Evaluate $$I=\int_{0}^{\infty} \frac{t\arg \Gamma(\frac{1}{4}+\frac{it}{2})}{(\frac{1}{4}+t^2)^2}\mathrm{d}t$$ where $\Gamma(s)=\int_{0}^{\infty}e^{-x}x^{s-1}\mathrm{d}x.$

Note that $I$ converges since $\Gamma(s)\sim s\log s$. I tried Wolfram Alpha, but it hasn't given me an answer after almost 90 minutes of computation, hence perhaps will never do.

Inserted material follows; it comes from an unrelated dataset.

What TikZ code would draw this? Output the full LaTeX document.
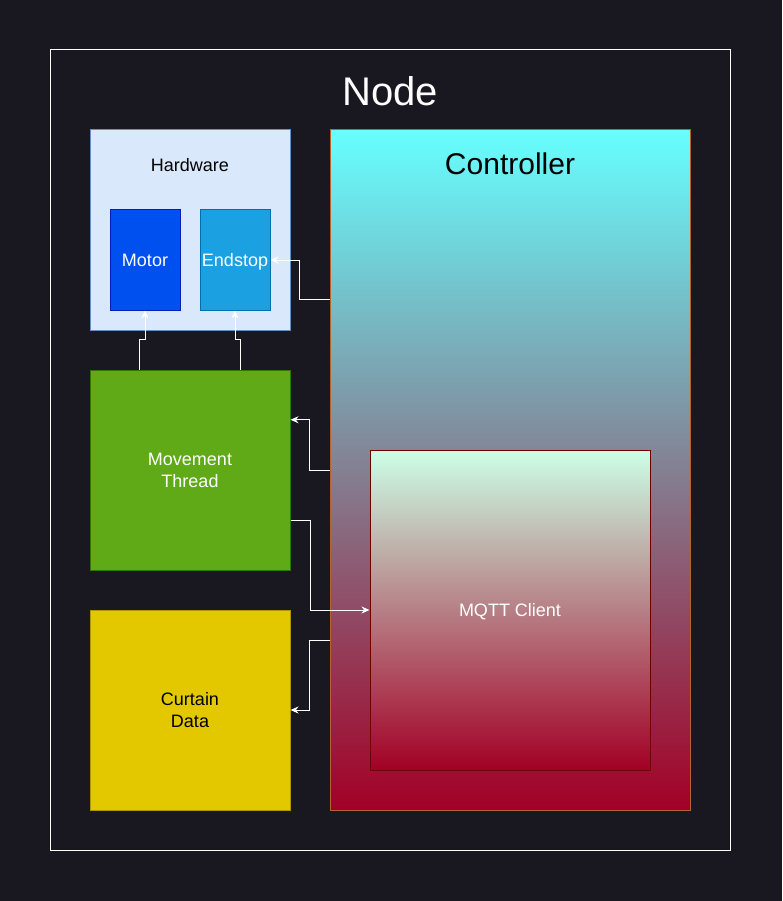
\documentclass[tikz,border=0pt]{standalone}
\usepackage{fontspec}
\setmainfont{Liberation Sans}
\usetikzlibrary{arrows.meta,calc}

\definecolor{bg}{HTML}{19171F}
\definecolor{hwfill}{HTML}{DAE8FC}
\definecolor{hwline}{HTML}{6C8EBF}
\definecolor{motorfill}{HTML}{0050EF}
\definecolor{motorline}{HTML}{001DBC}
\definecolor{endfill}{HTML}{1BA1E2}
\definecolor{endline}{HTML}{006EAF}
\definecolor{mvfill}{HTML}{60A917}
\definecolor{mvline}{HTML}{2D7600}
\definecolor{datafill}{HTML}{E3C800}
\definecolor{dataline}{HTML}{B09500}
\definecolor{ctrltop}{HTML}{66FFFF}
\definecolor{ctrlbottom}{HTML}{A20025}
\definecolor{ctrlline}{HTML}{B5622E}
\definecolor{mqtttop}{HTML}{CCFFE6}
\definecolor{mqttline}{HTML}{6F0000}

\begin{document}
\begin{tikzpicture}[
     x = 1pt,
     y = -1pt,
     font = \fontsize{18}{22}\selectfont
    ]
    \tikzstyle{box}=[draw, line width=1pt, inner sep=0pt, align=center]
    \tikzstyle{wire}=[draw=white, line width=1pt, -{Stealth[length=8pt,width=7pt]}]

    \fill[bg] (0,0) rectangle (782,901);
    \useasboundingbox (0,0) rectangle (782,901);

    \node[box, draw=white, minimum width=680, minimum height=800] (frame) at (390,450) {};
    \node[text=white, font=\fontsize{40}{48}\selectfont] (title) at (390,91) {Node};

    % hardware
    \node[box, fill=hwfill, draw=hwline, minimum width=200, minimum height=200] (hw) at (190,230) {};
    \node[text=black] (hwtitle) at (190,165) {Hardware};
    \node[box, fill=motorfill, draw=motorline, text=white, minimum width=70, minimum height=100] (motor) at (145,260) {Motor};
    \node[box, fill=endfill, draw=endline, text=white, text depth=0pt, minimum width=70, minimum height=100] (endstop) at (235,260) {Endstop};

    \node[box, fill=mvfill, draw=mvline, text=white, minimum width=200, minimum height=200] (movement) at (190,470) {Movement\\Thread};
    \node[box, fill=datafill, draw=dataline, text=black, minimum width=200, minimum height=200] (curtain) at (190,710) {Curtain\\Data};

    % controller
    \node[box, top color=ctrltop, bottom color=ctrlbottom, draw=ctrlline, minimum width=360, minimum height=680] (controller) at (510,470) {};
    \node[text=black, font=\fontsize{30}{36}\selectfont] (ctrltitle) at (510,164) {Controller};
    \node[box, top color=mqtttop, bottom color=ctrlbottom, draw=mqttline, text=white, text depth=0pt, minimum width=280, minimum height=320] (mqtt) at (510,610) {MQTT Client};

    \coordinate (ctrlup) at ($(controller.north west)!0.25!(controller.south west)$);
    \coordinate (ctrldown) at ($(controller.north west)!0.75!(controller.south west)$);
    \coordinate (mvleft) at ($(movement.north west)!0.25!(movement.north east)$);
    \coordinate (mvright) at ($(movement.north west)!0.75!(movement.north east)$);
    \coordinate (mvin) at ($(movement.north east)!0.25!(movement.south east)$);
    \coordinate (mvout) at ($(movement.north east)!0.75!(movement.south east)$);

    \draw[wire] (ctrlup) -- ++(-30,0) |- (endstop.east);
    \draw[wire] (mvleft) -- ++(0,-30) -| (motor.south);
    \draw[wire] (mvright) -- ++(0,-30) -| (endstop.south);
    \draw[wire] (controller.west) -- ++(-20,0) |- (mvin);
    \draw[wire] (mvout) -- ++(20,0) |- (mqtt.west);
    \draw[wire] (ctrldown) -- ++(-20,0) |- (curtain.east);
   \end{tikzpicture}
\end{document}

PS: Migrated from https://math.stackexchange.com/q/3045147

ADDENDUM: Let $\zeta$ be the Riemann zeta function. Since it can be shown by the Riemann functional equation (see, for example https://math.stackexchange.com/q/3045666/627517) that $2\arg \zeta\Big(\frac{1}{2}+ix \Big) = x\log \pi - 2 \arg \Gamma \Big(\frac{1}{4}+\frac{ix}{2} \Big)$, note that

$$I_2=\int_{0}^{\infty} \frac{2x \arg \zeta(\frac{1}{2}+ix)}{(\frac{1}{4}+t^2)^2}\mathrm{d}x=\int_{0}^{\infty} \frac{x^{2}\log \pi}{(\frac{1}{4}+x^2)^2} \mathrm{d}x-\int_{0}^{\infty} \frac{2x \arg \Gamma(\frac{1}{4}+\frac{ix}{2})}{(\frac{1}{4}+x^2)^2} \mathrm{d}x.$$

Thus by invoking the fact that $\int_{0}^{\infty} \frac{x^{2}\log \pi}{(\frac{1}{4}+x^2)^2} \mathrm{d}x=\frac{1}{2}\pi \log \pi$ and @Juan's answer below, we conclude that $I_2 > \frac{1}{2}\pi\log \pi$. Note that this disproves the Riemann Hypothesis since Volchkov proved that the RH is equivalent to the statement that $I=\pi(\gamma-3)$, where $\gamma=0.577\cdots$ is the Euler constant.